A Kingsland artwork created for public enjoyment has found its way into the hands of one of New Zealand's top clothing designers, who has hung it in her studio.
Artist Kurt Ensor's image of a leather-clad, bass-wielding Helen Clark disappeared from outside a Kingsland construction site.
The next time Ensor saw his Punk's Not Dead artwork, it was in a Next magazine article, pictured hanging in the studio of designer Kate Sylvester.
The 2m stencilled artwork had been put up on hoardings on New North Rd, Kingsland.
"When I heard someone had taken it away so they could own and enjoy it to the detriment of everyone else, I thought it was really uncool."
Next said Sylvester's husband, Wayne Conway, got the art from the construction site in exchange for some beer for the workers.
Sylvester said: "To me, stencils are graffiti, just like tagging. It could have just as easily been posted or tagged over the same night. It's transient and there's no ownership involved.
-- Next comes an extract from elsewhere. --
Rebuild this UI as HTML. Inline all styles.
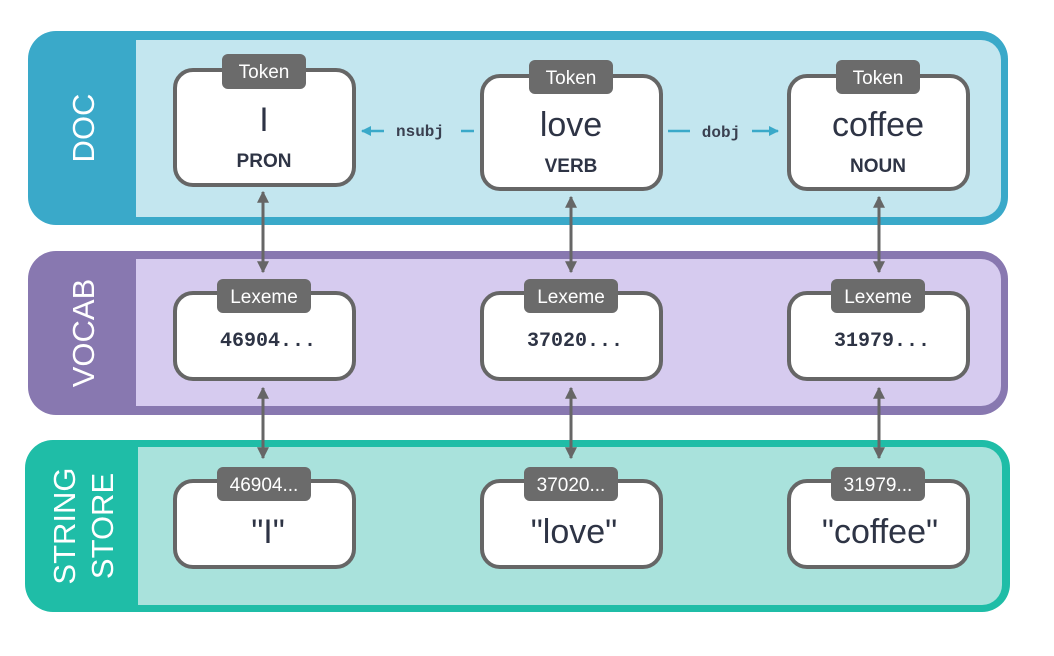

To me, graffiti is just graffiti."
Elliot O'Donnell, a director of graffiti art business Disruptiv, said: "Although the artwork is on someone else's property, without direct permission, the intellectual property belongs to the artist no matter what. You'd expect them to try and track down the artist if they had respect for what the artist had done."
Intellectual property specialist and lawyer Karen Soich said Sylvester should have known better.
"As an artist herself, she of all people should respect the intellectual property of others."